Kentucky Youth Bite into Smarter Foods
April 10, 2009
Fried chicken is getting a more critical look in Bowling Green, Kentucky, where students are taking advantage of a unique adaptation of the “Go, Slow, and Whoa” concept, used by the We Can!™ program. The concept teaches youth and parents about better nutrition by providing examples of what types of foods fall into the “Go” (eat often), “Slow” (eat occasionally), and “Whoa” (eat rarely) food categories at their favorite restaurants.
Following some revelatory research about how often middle and high school students eat out—approximately 60% eat out at least five times per week—a team of faculty and students at Western Kentucky University (WKU) formed a collaboration with several local restaurants to encourage youth to purchase “Go” and “Slow” foods.
“The program is called Smart Bites, and was created for middle- and high-school students to encourage and reward them for making better food choices when they’re eating out,” says Dr. Marilyn Gardner, a We Can! supporter and principal investigator for the project, which is funded by the Institute of Medicine, through the Kellogg Health of the Public Fund. The Smart Bites program has many partners, including We Can! community site Barren River District Health Department (BRDHD) in Bowling Green. BRDHD director Dennis Chaney is a member of the Healthy Weight Kids Coalition that runs the Smart Bites program, and BRDHD has assisted with the administration of the grant.
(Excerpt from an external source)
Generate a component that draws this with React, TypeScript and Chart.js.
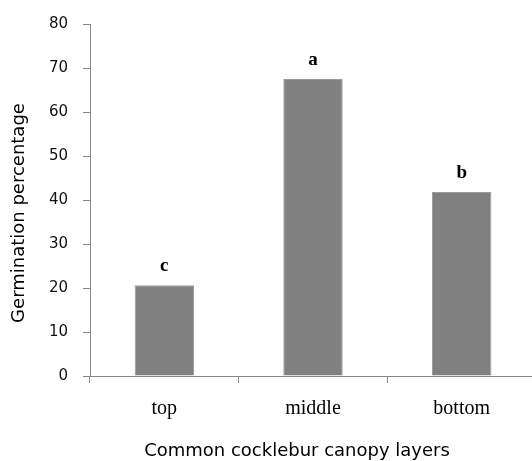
import React, { useEffect, useRef } from "react";
import { Chart, registerables } from "chart.js";

Chart.register(...registerables);

const categories = ["top", "middle", "bottom"];
const germination = [20.6, 67.5, 41.8];
const letters = ["c", "a", "b"];
const yTicks = [0, 10, 20, 30, 40, 50, 60, 70, 80];
const xTitle = "Common cocklebur canopy layers";
const yTitle = "Germination percentage";

const letterPlugin = {
  id: "letterPlugin",
  afterDatasetsDraw(chart: any) {
    const ctx = chart.ctx;
    const meta = chart.getDatasetMeta(0);
    ctx.save();
    ctx.font = "bold 19px 'Liberation Serif', serif";
    ctx.fillStyle = "#000";
    ctx.textAlign = "center";
    ctx.textBaseline = "alphabetic";
    meta.data.forEach((bar: any, i: number) => {
      ctx.fillText(letters[i], bar.x, bar.y - 14);
    });
    ctx.restore();
  },
};

const titlePlugin = {
  id: "titlePlugin",
  afterDraw(chart: any) {
    const ctx = chart.ctx;
    const area = chart.chartArea;
    ctx.save();
    ctx.font = "18px 'DejaVu Sans', sans-serif";
    ctx.fillStyle = "#000";
    ctx.textAlign = "center";
    ctx.textBaseline = "middle";
    ctx.fillText(xTitle, (area.left + area.right) / 2 - 16, chart.height - 10);
    ctx.translate(19, (area.top + area.bottom) / 2 + 13);
    ctx.rotate(-Math.PI / 2);
    ctx.fillText(yTitle, 0, 0);
    ctx.restore();
  },
};

export default function App() {
  const ref = useRef<HTMLCanvasElement | null>(null);
  useEffect(() => {
    document.body.style.margin = "0";
    const canvas = ref.current;
    if (!canvas) return;
    const axisColor = "#868686";
    const chart = new Chart(canvas, {
      type: "bar",
      data: {
        labels: categories,
        datasets: [
          {
            data: germination,
            backgroundColor: "#808080",
            borderColor: "#9a9a9a",
            borderWidth: 1,
            barPercentage: 0.4,
            categoryPercentage: 1,
          },
        ],
      },
      options: {
        responsive: false,
        animation: false,
        layout: { padding: { top: 22, left: 0, right: 0, bottom: 0 } },
        plugins: { legend: { display: false }, tooltip: { enabled: false } },
        scales: {
          x: {
            offset: true,
            grid: {
              offset: true,
              drawOnChartArea: false,
              drawTicks: true,
              tickLength: 7,
              color: axisColor,
            },
            border: { color: axisColor, width: 1 },
            ticks: {
              color: "#000",
              padding: 14,
              font: { family: "'Liberation Serif', serif", size: 20 },
            },
            afterFit(scale: any) {
              scale.height = 85;
            },
          },
          y: {
            min: 0,
            max: 80,
            afterBuildTicks(scale: any) {
              scale.ticks = yTicks.map((v) => ({ value: v }));
            },
            grid: {
              drawOnChartArea: false,
              drawTicks: true,
              tickLength: 7,
              color: axisColor,
            },
            border: { color: axisColor, width: 1 },
            ticks: {
              color: "#111",
              padding: 15,
              font: { family: "'DejaVu Sans', sans-serif", size: 15 },
            },
            afterFit(scale: any) {
              scale.width = 90;
            },
          },
        },
      },
      plugins: [letterPlugin, titlePlugin],
    });
    return () => chart.destroy();
  }, []);
  return (
    <div style={{ width: 532, height: 461, overflow: "hidden", background: "#fff" }}>
      <canvas ref={ref} width={536} height={461} style={{ display: "block" }} />
    </div>
  );
}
The program launched in January 2009 in all of the area's public middle and high schools. Here’s how it works: students who voluntarily enrolled into the program were given a magnetized “Smart Bites” card for use at participating restaurants. Each time a student orders a “Go” or “Slow” food item they receive a discount and get their card swiped. Each card swipe is recorded and enters the student into a monthly drawing for prizes.
“Once a month, we randomly select students from each school who has made a 'Go' or 'Slow' selection while eating out," says Gardner. “No matter how many times a student eats out that month, though, their card number is only entered once. This gives each card user an equal chance to win, but more importantly, it discourages students from eating out just to increase their chance of winning.” Leah Ashwill, project coordinator, added, “We want kids and families to eat at home. But when they do eat out, we want them to make healthier choices.”
Prizes include mall gift cards, fitness center and skating rink passes, and sports equipment. Several of these items were donated by local businesses and community organizations who have responded enthusiastically to the project.
How do participating students know which foods fit which categories? During the planning phase, WKU dietetic students and faculty analyzed the menus of restaurants and identified the“Go” and “Slow” foods. An educational booklet was produced and distributed to students. Menu information was also included on the project’s website: www.smartbitesbg.com. But because many decisions are made at the point of purchase, the Smart Bites program also uses counter-top and table-top displays that list menu selections that fall into We Can!'s "Go" and "Slow" categories. Said Ashwill, “We opted to focus on what students should choose instead of what they shouldn’t, so we left off the 'Whoa' foods.”
The restaurants included in the booklet and website were identified through focus groups with students. Students were also instrumental in naming the card and in selecting the visuals that depict “Go” and “Slow” foods. “Go” foods are denoted through the use of a green thumbs up and “slow” food through a yellow sideways thumb.
An added benefit of the program is that the swipe-card technology allows Gardner and her colleagues to track the amount of “Go” and “Slow” food being purchased by participating students. In the first month alone, there were more than 3,000 card swipes.